Aug 13, 2009, 6:37 AM
The training was geared towards getting the stakeholders au fait with ways and means to better manage chemical substances for the ultimate enforcement of existing laws to monitor, control and manage POPs and hazardous waste.
NEA Executive Director Ndey Bakurine said The Gambia government has ratified many international and multilateral environmental agreements as a demonstration of the government’s commitment in the global effort for the sound management of the environment.
Such agreements and conventions include the Stockholm Convention, the Bamako Convention, the Montreal Protocol, and the sub-regional common regulation for registration of pesticides in the Sahel region.
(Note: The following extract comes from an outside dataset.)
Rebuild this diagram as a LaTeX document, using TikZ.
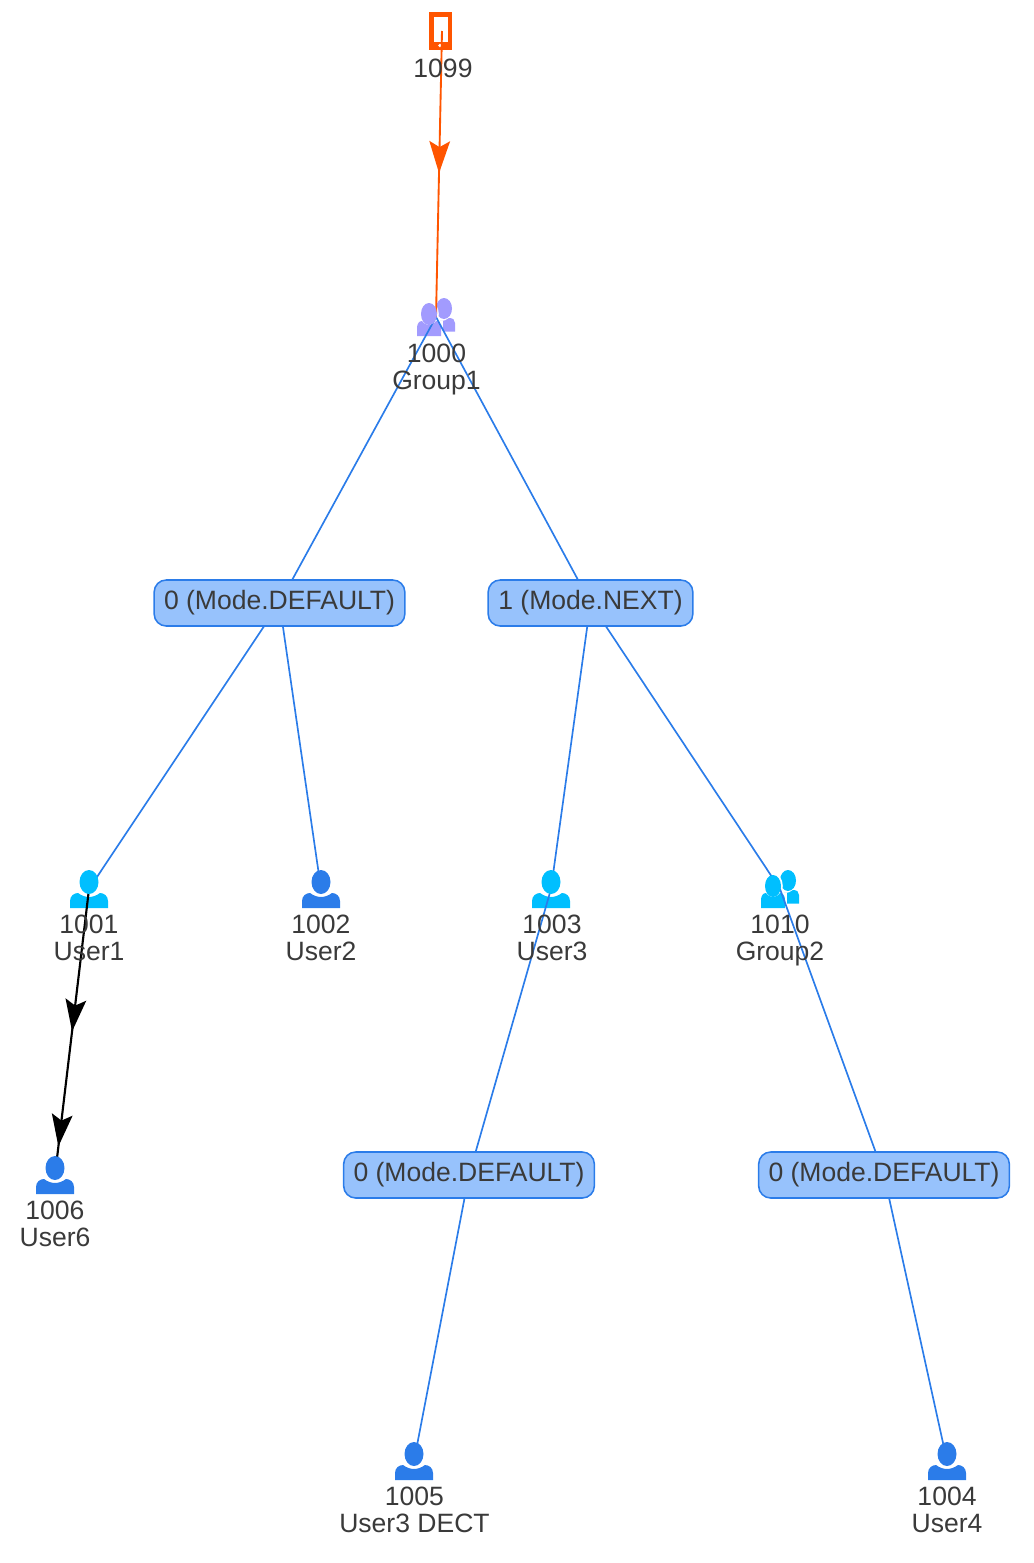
\documentclass[tikz,border=0pt]{standalone}
\usepackage{fontspec}
\setmainfont{Liberation Sans}
\usetikzlibrary{arrows.meta,decorations.markings}
\definecolor{edgeblue}{HTML}{2B7CE9}
\definecolor{pillfill}{HTML}{97C2FC}
\definecolor{cyanicon}{HTML}{00BFFF}
\definecolor{violeticon}{HTML}{A29BFE}
\definecolor{phoneorange}{HTML}{FF5500}
\definecolor{labelgray}{HTML}{3A3A3A}
\pgfdeclarelayer{bodies}
\pgfdeclarelayer{edges}
\pgfsetlayers{bodies,edges,main}
\tikzset{
  anchorpt/.style={inner sep=0pt,minimum width=28.5pt,minimum height=28.5pt},
  lbl/.style={anchor=north,inner sep=0pt,align=center,text=labelgray,
    font=\fontsize{19.9pt}{20.25pt}\selectfont},
  pill/.style={draw=edgeblue,fill=pillfill,line width=1.15pt,rounded corners=9pt,inner sep=0pt,
    minimum height=34.5pt,text=labelgray,font=\fontsize{19.9pt}{20.25pt}\selectfont},
  link/.style={draw=edgeblue,line width=1.25pt},
  midtip/.style n args={2}{postaction={decorate},decoration={markings,
    mark=at position #1 with {\arrow[#2]{Stealth[length=24pt,width=15.5pt,inset=4.5pt]}}}},
  redlink/.style={draw=phoneorange,line width=1.4pt,midtip={0.497}{phoneorange}},
  blacklink/.style={draw=black,line width=1.6pt,postaction={decorate},decoration={markings,
    mark=at position 0.498 with {\arrow[black]{Stealth[length=24pt,width=15.5pt,inset=4.5pt]}},
    mark=at position 0.9 with {\arrow[black]{Stealth[length=24pt,width=15.5pt,inset=4.5pt]}}}}
}
\newcommand{\personicon}[4]{% name, x, y, colour
  \begin{scope}[shift={(#2,#3)}]
    \node[anchorpt] (#1) at (0,0) {};
    \begin{pgfonlayer}{bodies}
      \fill[#4] (-19,19) -- (-19,12) .. controls (-19,7) and (-15,4) .. (-11,4)
        .. controls (-7,7) and (-3,8) .. (0,8) .. controls (3,8) and (7,7) .. (11,4)
        .. controls (15,4) and (19,7) .. (19,12) -- (19,19) -- cycle;
    \end{pgfonlayer}
    \fill[#4] (0,-7) ellipse [x radius=9.5,y radius=12];
  \end{scope}}
\newcommand{\groupicon}[4]{% name, x, y, colour
  \begin{scope}[shift={(#2,#3)}]
    \node[anchorpt] (#1) at (0,0) {};
    \begin{pgfonlayer}{bodies}
      \fill[#4] (8,-8.5) ellipse [x radius=8,y radius=10.5];
      \fill[#4] (4,14.5) -- (19,14.5) -- (19,6) .. controls (19,3) and (17,1) .. (13,1)
        .. controls (11,3) and (8,4) .. (4,4) -- cycle;
      \fill[white] (-7,-3) ellipse [x radius=9.8,y radius=13];
      \fill[white] (-21,19) -- (-21,4) -- (7,4) -- (7,19) -- cycle;
      \fill[#4] (-19,19) -- (-19,11) .. controls (-19,7) and (-17,4) .. (-14,4)
        .. controls (-12,7) and (-9,8) .. (-7,8) .. controls (-5,8) and (-2,7) .. (0,4)
        .. controls (3,4) and (5,7) .. (5,11) -- (5,19) -- cycle;
    \end{pgfonlayer}
    \fill[#4] (-7,-3) ellipse [x radius=8,y radius=11];
  \end{scope}}
\begin{document}
\begin{tikzpicture}[x=.75pt,y=-.75pt]
\useasboundingbox (0,0) rectangle (1034,1563);
% phone
\node[anchorpt] (n1099) at (442,31) {};
\begin{pgfonlayer}{bodies}
  \fill[phoneorange] (428.5,12) rectangle (452,49.5);
  \fill[white] (433.5,17) rectangle (447.5,41.5);
  \fill[white] (440,45.5) circle [radius=1.8];
\end{pgfonlayer}
% icons
\groupicon{n1000}{436}{317}{violeticon}
\personicon{n1001}{89}{889}{cyanicon}
\personicon{n1002}{321}{889}{edgeblue}
\personicon{n1003}{551}{889}{cyanicon}
\groupicon{n1010}{780}{889}{cyanicon}
\personicon{n1006}{55}{1175}{edgeblue}
\personicon{n1005}{414}{1461}{edgeblue}
\personicon{n1004}{947}{1461}{edgeblue}
% mode boxes
\node[pill,minimum width=188pt] (m1) at (279.5,603) {0 (Mode.DEFAULT)};
\node[pill,minimum width=153.5pt] (m2) at (590.5,603) {1 (Mode.NEXT)};
\node[pill,minimum width=188pt] (m3) at (469,1175) {0 (Mode.DEFAULT)};
\node[pill,minimum width=188pt] (m4) at (884,1175) {0 (Mode.DEFAULT)};
% labels
\node[lbl] (t1099) at (443,58.5) {1099};
\node[lbl] (t1000) at (436.5,344) {1000\\Group1};
\node[lbl] (t1001) at (89,915) {1001\\User1};
\node[lbl] (t1002) at (321,915) {1002\\User2};
\node[lbl] (t1003) at (552,915) {1003\\User3};
\node[lbl] (t1010) at (780,915) {1010\\Group2};
\node[lbl] (t1006) at (55,1201) {1006\\User6};
\node[lbl] (t1005) at (414.5,1487) {1005\\User3 DECT};
\node[lbl] (t1004) at (947,1487) {1004\\User4};
% connectors
\begin{pgfonlayer}{edges}
  \draw[link] (n1000.center) -- (m1.center);
  \draw[link] (n1000.center) -- (m2.center);
  \draw[link] (m1.center) -- (n1001.center);
  \draw[link] (m1.center) -- (n1002.center);
  \draw[link] (m2.center) -- (n1003.center);
  \draw[link] (m2.center) -- (n1010.center);
  \draw[link] (n1003.center) -- (m3.center);
  \draw[link] (m3.center) -- (n1005.center);
  \draw[link] (n1010.center) -- (m4.center);
  \draw[link] (m4.center) -- (n1004.center);
  \draw[redlink] (n1099.center) -- (n1000.center);
  \draw[blacklink] (n1001.center) -- (n1006.center);
\end{pgfonlayer}
\end{tikzpicture}
\end{document}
The agreements are geared towards reducing the movement of hazardous waste between nations, and specifically to prevent the transfer of hazardous waste from developed to least developed countries.
Madam Bakurine said chemicals are important determinants of sustainable development, environment health and quality of life.
“While the use of chemicals in all human activities e.g. agriculture, health, energy production, and manufacturing contribute to improving the quality of life, it also raise concerns about its harmful effect on workers, consumers, the environment and society at large,” she said.
“Furthermore, accidental disposal of chemicals may permanently damage soil, water and air.”
The NEA executive director explained
that public awareness on environmental issues and community participation in
planning and implementation of environmental management schemes have helped
greatly in raising understanding for the citizenry.